HC Deb 18 December 1961 vol 651 cc913-6
7. Mr. Bence

asked the Minister of Labour what increase has taken place in the employment of skilled engineers in the engineering and shipbuilding industries from 1957 to the latest available date.

Mr. Hare

In the shipbuilding and ship-repairing industry, workers in skilled engineering trades numbered 61,824 at the end of August, 1961, compared with 78,111 in August, 1957. Corresponding figures for the engineering industry are not available.

Mr. Bence

I am shocked to hear that there has been a decrease in the number of skilled engineers employed in the shipbuilding and engineering industries in the last two years. Is this not an extraordinary state of affairs at a time when the right hon. Gentleman's Department is trying to encourage an increase in the number of apprentices training for the engineering industry? What are we to make of a situation where there is a decrease in the number of skilled men being employed and at the same time we are trying to get more apprentices to go into these skilled occupations?

Mr. Hare

The hon.
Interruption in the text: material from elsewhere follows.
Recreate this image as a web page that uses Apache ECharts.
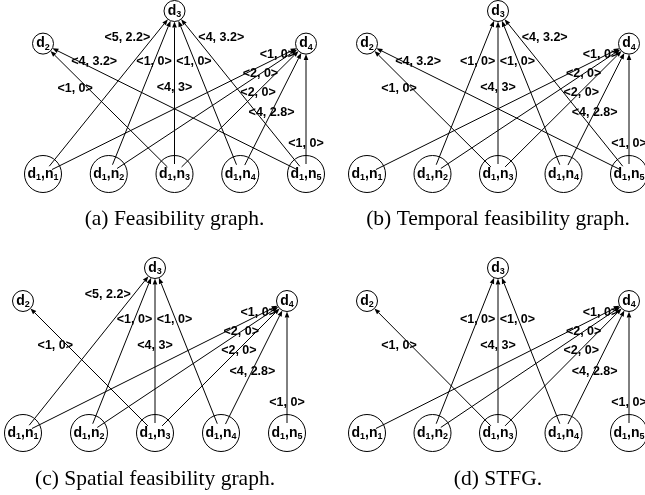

Gentleman will be aware that since 1957 the decline in world shipping and the increase in shipbuilding capacity abroad have resulted in a fall of activities and employment in the shipbuilding industry. I think that he will also be aware that, taking as a whole the shipbuilding industry and all the workers employed in it, this is an ageing industry. Rather than adopting a defeatist attitude in suggesting that the situation is continually declining, it is very necessary to get a new entry of young people to keep the industry going.

Mr. Bence

That is not a satisfactory answer. We know that there has been a decline in the shipbuilding industry, but surely the function of the Minister of Labour is to help to redeploy the skilled labour out of a declining industry into an expanding one? I am asking a question in respect of the engineering industry. Evidently there has been no redeployment because in the two industries taken together there has been a decline.

Mr. Hare

That is a slightly different question. We do not want to assume that the decline that has been going on in the shipbuilding industry will continue. I hope that the industry will have a great future, but unless it is prepared to take a proper proportion of young apprentices it will not have a future.

Mr. Ridsdale

Why is not my right hon. Friend more straightforward? Surely the reason for the decline in the shipbuilding industry is the number of demarcation disputes which there have been in the shipbuilding industry. If one looks at what is happening in Ireland one would be gravely concerned about the future of the shipbuilding industry.

Mr. Hare

I am being entirely straightforward, but I do not accept that the shipbuilding industry has no future prospects.

8. Mr. Bence

asked the Minister of Labour what steps he proposes taking to meet the threatened decline in employment in the shipbuilding industry on the Clyde.

Mr. Hare

I understand that recently shipbuilders on the Clyde have been more successful in obtaining some orders and I hope that this will arrest the decline in shipbuilding employment for the immediate future. There is much that the industry itself can do in the field of labour relations and utilisation of labour to improve its competitive ability, and at a conference I held with both sides of the industry on 14th December it was decided to set up a joint working party under an official of my Department to concert practical measures to this end.

Mr. Bence

Is the right hon. Gentleman aware that we on the Clyde are getting sick of this continual propagation of the idea that there is delay, through bad industrial relations and lost man-hours through strikes? Messrs. John Brown have just launched a passenger ship and, from its inception, not one man-hour has been lost.

Mr. Speaker

This is the time for Questions and not for an asserted proposition.

Mr. Bence

This is important in view of what the hon. Member for Harwich (Mr. Ridsdale) said. We on Clydeside have very good industrial relations in the shipbuilding industry. Will the Minister see that he and his Government take steps immediately to try to put some pep into the Clyde shipbuilding industry in order to enable shipbuilding interests on the Clyde to keep their teams of workers together?

Mr. Hare

I should be the last to wish to denigrate the shipbuilding industry, but my hon. Friend the Member for Harwich (Mr. Ridsdale) is perfectly right in part of his supplementary question to call attention to the fact that there are demarcation issues. The hon. Gentleman knows that, taking the shipbuilding industry as a whole, there are more unofficial strikes in that industry than in most. We have to face the fact that these things are not insoluble and we have to do something about it.